Marie Gross was born and raised in the small town of Timber Lake, South Dakota, and her commitment to her hometown and to the Cheyenne River Reservation and the Sioux people who live on that reservation and other reservations is evident by her work and her history. Timber Lake is the county seat of Dewey County, and Dewey County is one of five South Dakota counties that is wholly situated on a Native American reservation. Nearly all of Dewey County lies within the Cheyenne River reservation, with a small, northern sliver of the county fitted into the Standing Rock reservation.

A 1996 graduate from Timber Lake High School, Gross – an enrolled member of the Cheyenne River Sioux tribe – moved to Rapid City where she earned a degree in nursing at the University of South Dakota’s program there. She returned to the Cheyenne River reservation to work as a nurse for the tribe, and later continued her post-secondary studies, earning a bachelor’s degree in business from Presentation College.

Gross is now enrolled in the University of South Dakota’s public health program, and intends to complete her master’s degree – an M.P.H. – next spring. “I love the M.P.H. program,” said Gross. “It has me thinking about health issues more comprehensively. Plus, what I’m learning is directly applicable to the work I am already doing and to the goals I have set for myself.” 
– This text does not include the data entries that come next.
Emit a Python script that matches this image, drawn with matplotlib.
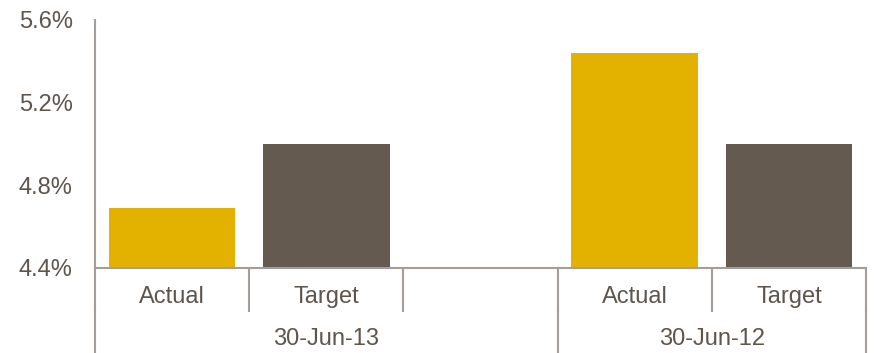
import numpy as np
import matplotlib.pyplot as plt
import matplotlib.transforms as mtransforms

# slots along the x axis (blank slot separates the two dates)
slot_labels = ["Actual", "Target", "", "Actual", "Target"]
slot_values = [4.69, 5.00, np.nan, 5.44, 5.00]
group_labels = ["30-Jun-13", "30-Jun-12"]
group_sizes = [3, 2]
y_ticks = [4.4, 4.8, 5.2, 5.6]

gold = "#E3B100"
brown = "#645A50"
text_col = "#5E554D"
line_col = "#A39E99"

plt.rcParams['font.family'] = ['Liberation Sans', 'DejaVu Sans']

fig = plt.figure(figsize=(8.74, 3.53), dpi=100)
ax = fig.add_axes([95/874, (353-268)/353, (866-95)/874, (268-20)/353])

x = np.arange(len(slot_labels))
colors = [gold if lab == "Actual" else brown for lab in slot_labels]
vals = np.array(slot_values)
ok = ~np.isnan(vals)
ax.bar(x[ok], vals[ok] - 4.4, bottom=4.4, width=0.82, color=np.array(colors)[ok], zorder=2)

ax.set_xlim(-0.5, len(slot_labels) - 0.5)
ax.set_ylim(4.4, 5.6)
ax.set_yticks(y_ticks)
ax.set_yticklabels(['%.1f%%' % v for v in y_ticks])
ax.tick_params(axis='y', length=0, pad=16, labelsize=17, labelcolor=text_col)
ax.set_xticks([])

for s in ['top', 'right']:
    ax.spines[s].set_visible(False)
for s in ['left', 'bottom']:
    ax.spines[s].set_color(line_col)
    ax.spines[s].set_linewidth(1.5)

trans = mtransforms.blended_transform_factory(ax.transData, ax.transAxes)

# first level: one cell per slot
edges = np.arange(len(slot_labels) + 1) - 0.5
for e in edges:
    ax.plot([e, e], [0, -0.173], transform=trans, color=line_col, lw=1.5, clip_on=False)
for xi, lab in zip(x, slot_labels):
    ax.text(xi, -0.117, lab, transform=trans, ha='center', va='center',
            fontsize=17, color=text_col)

# second level: date groups
start = -0.5
bounds = [start]
for n in group_sizes:
    bounds.append(bounds[-1] + n)
for b in bounds:
    ax.plot([b, b], [-0.173, -0.35], transform=trans, color=line_col, lw=1.5, clip_on=False)
for i, lab in enumerate(group_labels):
    mid = (bounds[i] + bounds[i + 1]) / 2
    ax.text(mid, -0.286, lab, transform=trans, ha='center', va='center',
            fontsize=17, color=text_col)

fig.savefig("out.png", dpi=100)
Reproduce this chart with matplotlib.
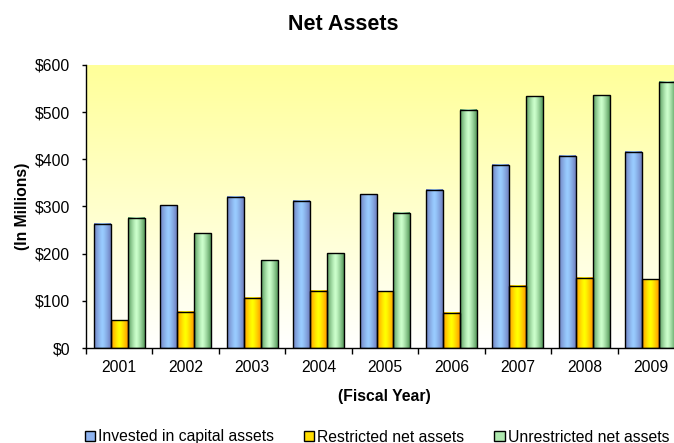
import numpy as np
import matplotlib.pyplot as plt
from matplotlib.colors import LinearSegmentedColormap
from matplotlib.patches import Patch

plt.rcParams['font.family'] = ['Liberation Sans', 'DejaVu Sans']

years = ['2001', '2002', '2003', '2004', '2005', '2006', '2007', '2008', '2009']
invested = [263, 303, 321, 312, 326, 335, 389, 408, 416]
restricted = [59, 77, 107, 121, 120, 75, 132, 149, 146]
unrestricted = [276, 243, 186, 201, 287, 505, 534, 536, 565]

series_names = ['Invested in capital assets', 'Restricted net assets', 'Unrestricted net assets']
# (edge colour, centre colour) for horizontal gradient of each series
grad_colors = [('#6f7fbf', '#99ccff'), ('#ff9900', '#ffff00'), ('#55995a', '#ccffcc')]
legend_colors = ['#8fb4f0', '#ffdd00', '#aee8ae']

fs = 11.3
fig = plt.figure(figsize=(6.74, 4.43), dpi=100)
# plot area runs slightly past the right edge of the image, like the original
ax = fig.add_axes([86 / 674, 1 - 348 / 443, (684 - 86) / 674, (348 - 65) / 443])

x = np.arange(len(years))
w = 0.255

# background: pale yellow at top fading to white
bg = LinearSegmentedColormap.from_list('bg', ['#ffffff', '#ffff99'])
ax.imshow(np.linspace(0, 1, 256).reshape(-1, 1), cmap=bg, aspect='auto',
          extent=[-0.5, len(years) - 0.5, 0, 600], origin='lower', zorder=0)

grad = np.abs(np.linspace(-1, 1, 64)) ** 1.3
for i, (vals, (edge_c, mid_c)) in enumerate(zip([invested, restricted, unrestricted], grad_colors)):
    cmap = LinearSegmentedColormap.from_list('g%d' % i, [mid_c, edge_c])
    bars = ax.bar(x + (i - 1) * w, vals, w, facecolor='none', edgecolor='black',
                  linewidth=1.0, zorder=3)
    for b in bars:
        ax.imshow(grad.reshape(1, -1), cmap=cmap, vmin=0, vmax=1, aspect='auto',
                  extent=[b.get_x(), b.get_x() + b.get_width(), 0, b.get_height()],
                  zorder=2, interpolation='bilinear')

ax.set_xlim(-0.5, len(years) - 0.5)
ax.set_ylim(0, 600)

ax.set_yticks(range(0, 601, 100))
ax.set_yticklabels(['$%d' % v for v in range(0, 601, 100)], fontsize=fs)
ax.set_xticks(x)
ax.set_xticklabels(years, fontsize=fs)
ax.tick_params(axis='x', length=0, pad=9)
ax.set_xticks(np.arange(-0.5, len(years), 1), minor=True)
ax.tick_params(axis='x', which='minor', length=4, width=1)
ax.tick_params(axis='y', length=3, width=1, pad=8.5)

for s in ['top', 'right']:
    ax.spines[s].set_visible(False)
ax.spines['left'].set_linewidth(1)
ax.spines['bottom'].set_linewidth(1)

fig.text(22 / 674, 1 - 206 / 443, '(In Millions)', fontsize=fs, fontweight='bold',
         rotation=90, ha='center', va='center')
fig.text(384 / 674, 1 - 397 / 443, '(Fiscal Year)', fontsize=fs, fontweight='bold',
         ha='center', va='center')
fig.text(343 / 674, 1 - 24 / 443, 'Net Assets', fontsize=15.5, fontweight='bold',
         ha='center', va='center')

handles = [Patch(facecolor=c, edgecolor='black', linewidth=1) for c in legend_colors]
fig.legend(handles, series_names, loc='center', bbox_to_anchor=(377 / 674, 1 - 437 / 443),
           ncol=3, frameon=False, fontsize=fs, handlelength=0.65, handleheight=0.65,
           handletextpad=0.2, columnspacing=1.9, borderpad=0, borderaxespad=0)

fig.savefig('out.png', dpi=100)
Since 2001 Gross has been involved in what is known as the Strong Heart Study, the largest epidemiologic study of Native Americans ever undertaken. It is also the longest running and most comprehensive cardiovascular study ever conducted among Native Americans and on American reservations.

This momentous study examines the heart health of 13 American Indian tribes in three geographic regions: an area near Phoenix, Arizona; an area in the southwestern part of Oklahoma; and a sprawling expanse in western and central North and South Dakota. As a researcher and as a field coordinator for the Strong Heart Study, Gross has examined morbidity statistics related to heart disease among reservation residents. She has also researched other health issues on the reservation, including smoking, and how nicotine is metabolized by Native Americans, and how to reduce the impacts and frequency of stroke among reservation residents.

“We know that Native Americans have higher health disparities regarding cardiovascular problems,” explained Gross. “We also know that Native Americans have, across the board, greater health disparities in an array of health issues.” 

The research she has performed, emphasized Gross, does not merely end up on paper in a filed report.

“This research can influence the development of specific programs that target health problems on the reservation,” she explained, noting that the Indian Health Service actually changed its treatment protocol for diabetes sufferers because of research findings. “Strong Heart Study-related research,” she added, “helped improve the standard of diabetes care for many residents.” 

One of the aspects of research Gross especially values is the potential that research possesses to positively impact a large group of people. “There is tremendous value to working one-on-one with patients and people in health care,” she explained, “but research and the findings of research can change health care options for many people, for an entire community of people. That’s what attracts me to performing research in health care.”  

Gross’ passion about improving health care on the Cheyenne River reservation was compelled by her own mother, who became a nurse and worked at the local tribal health office, before earning a master’s degree in nursing. “There weren’t many people involved in tribal health care with advanced degrees in those days,” said Gross proudly. “My mother was the inspiration for this journey I am on.”

Among her future plans Gross described research that will examine the relationship between unplanned pregnancies and alcohol use disorders. “We want women to understand the different factors involved in these risky behaviors,” she explained. “One aspect of the research will be to compare women who received counselling about these risky behaviors versus those who did not.”

A long-term desire for Gross is that health professionals on the reservation dictate research topics and identify research needs. “Instead of having researchers and research organizations and institutions come to us with their topics,” she declared, “we want to be able to go to them and be specific about the type of research we need on the reservations. We know this type of work – health-related research – must go on. We need research that will result in better outcomes for the people in our communities.” 

"I will be one of the few people living on the Cheyenne reservation with a MPH degree. I will be proud of that, of course, but more importantly, what I learn will enhance my abilities to help others, and that's why I do this work." - Marie Gross

In addition to working on health research and studying in USD’s MPH program, Gross is a mother and wife, with four children and a husband who runs businesses in Timber Lake. Gross helps her husband when she can, and donates time to the local history group and rodeo association, and she also serves on the Timber Lake school board.

“It’s a full life,” she noted. “But a rewarding one.”

Adding the MPH degree and the experiences gained in earning that degree fulfills another piece of her plan, said Gross. “I will be one of the few people living on the Cheyenne River reservation with an MPH degree. I will be proud of that, of course, but more importantly, what I learn will enhance my abilities to help others, and that’s why I do this work.”